China’s Contemporary Amperex Technology Co. Ltd., known as CATL, unveiled its strongest battery to date Wednesday, saying that it could one day be used to power electric aircraft.
The battery, which loads more power into a smaller package, has an energy density of 500 watt-hours per kilogram, CATL’s Chief Scientist Wu Kai said during a presentation at the Shanghai auto show. CATL’s most recent battery, called Qilin, has an energy density of 255 Wh/kg and can power an electric vehicle for 1,000 kilometers (620 miles) on one charge.
The technology, which CATL calls a condensed state battery, is potentially a breakthrough that will help electrify sectors wed to fossil fuels because existing batteries are either too heavy or unsafe. Still, questions remain about the materials it will use, its cost and ultimate market impact.
CATL, the world’s biggest maker of EV batteries, plans to start mass production of the new cell, which will mainly be used initially for cars, this year, and critically at a lower energy density than the 500 Wh/kg it claims it can reach for aircraft. CATL is collaborating on developing a civilian electric aircraft using the technology, Wu said. The company declined to say whom it was working with, citing confidentiality agreements.
Research from BloombergNEF shows a clear trend to increase energy density in battery packs — which also brings lower cost, better safety and durability — according to data compiled in May last year, but no battery companies or startups have set as high a target as CATL, BNEF analyst Jiayan Shi said.

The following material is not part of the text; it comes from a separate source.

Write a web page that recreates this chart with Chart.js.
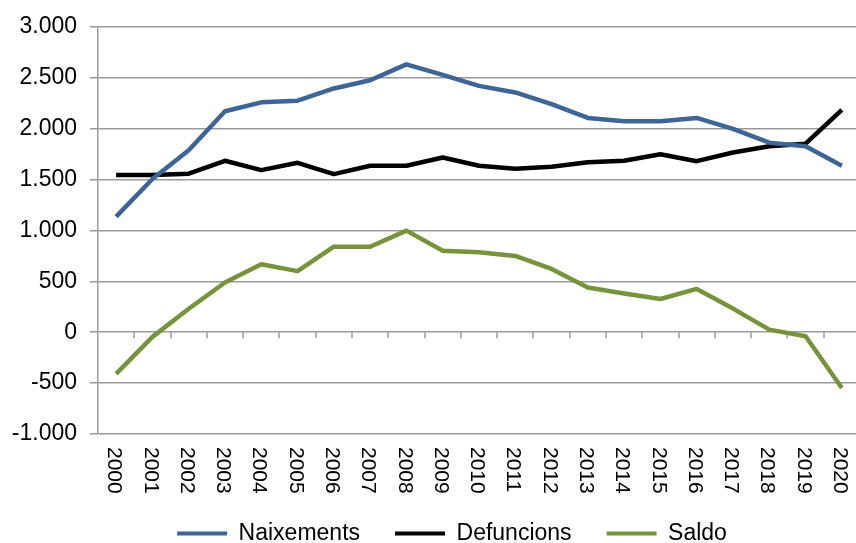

Shi said CATL’s newest battery was a type of solid-state battery technology, and could be “very significant” as CATL advances its R&D. Solid-state cells overall, however, while considered next-generation are still several years away from maturity and mass-production.
While CATL didn’t specify what the condensed state battery will cost for electric cars, it said it will be 10 times that figure for aircraft.
Moody’s Investor Service vice-president Chenyi Lu said it was “too early to call” CATL’s new battery technology “a game changer,” pointing to a certification process the cell will first need to prove its capabilities.
In his speech, Wu said the condensed state batteries create a micron-level net structure that increases the efficiency of lithium-ion transportation without compromising safety. They have innovative anode materials and separators and can use a variety of high-energy cathode materials, he said, without specifying what they were.
A CATL spokesperson said the compressed state battery technology is different to experimental solid state or semi-solid state batteries, which CATL sees as still having unresolved scientific and technical problems.